If a parent who remarried dies, do you still keep in contact with your step family?
If a parent who remarried dies, do you still keep in contact with your step family?
The answer for me would be yes. But it depends on the way you look at things. If you were treated fair and loved as their own, I would look forward to seeing them as family.
It would be wise to do so especially if there is children involved. My mom tried but for some reason my gramma didnt want to even though I was her sons daughter. I went many years wondering why.
I think that would depend on the relationship you have with them. Not sure there is an absolute answer for that. It also would depend on how they respond. People tend to be weird about 'step' situations. If you have a good relationship with them then there is no reason not to continue. Hope this helped.
I believe to be polite about it...if your parent was happily married to that person before they passed away then you should keep some contact...if you happen to have a good step-child/parent relationship then I don't think you'd even have to ask the question...but if your parent was looking for a divorce or was letting you know that they were treating your parent badly then I think that should be your choice and you should not worry about being polite.

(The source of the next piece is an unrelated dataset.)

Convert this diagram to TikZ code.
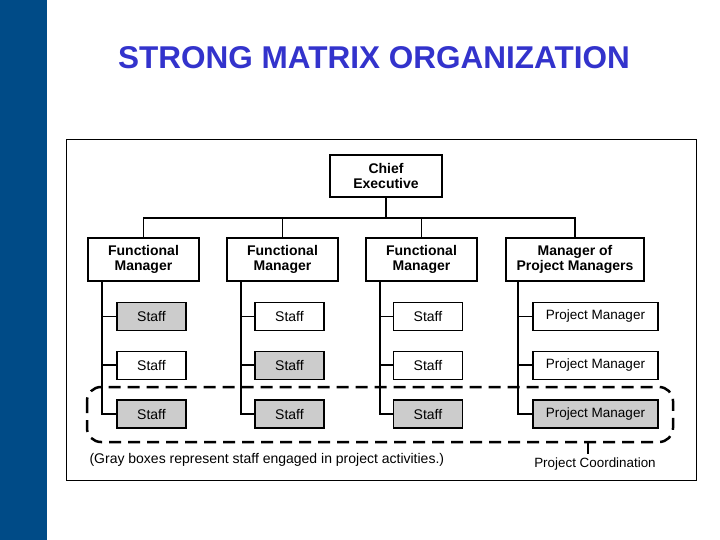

I believe that it would depend upon your relationship with that step-parent or family. My father and my step-mother are no longer together, but they do remain good friends. I have a very close relationship with her, and still refer to her as my step-mother, she is the only grandmother that my children have from my side of the family, and continues to co-grandparent with my dad. I am also close to my step-sisters and their children, and still refer to them as my nieces and nephews, and my children refer to them as cousins, so in my case, yes, if my father passes away before my stepmother, I would still be in contact with my former step-family. By comparison, my sister couldn't wait for my dad and step mother to separate, and does not remain in contact with anyone in the family, and does not allow her son to call my step-mother grandma.
I would say yes, and no if your a close net family, but if you were not that close I would still send card on holidays and a call every now and then because they are still family even if it is by marriage.
For me, it would depend on how I got on with the step family and how the relationship was. If children are involved, it may be better to keep in touch and maintain some sort of a relationship.
Yes I think that would be the right thing to do. Though you're not blood you are still family in a sense and I feel that you have an obligation to remain in contact.
Thank you for all of your comments. My father died in June and I wanted to write an article on relationships with the step family after a death or break up.
It depends more on your relation before your father died. If your relations with your step family were good I think you should keep in contact and it also depend on their decision as well if they want to be in contact with you or not.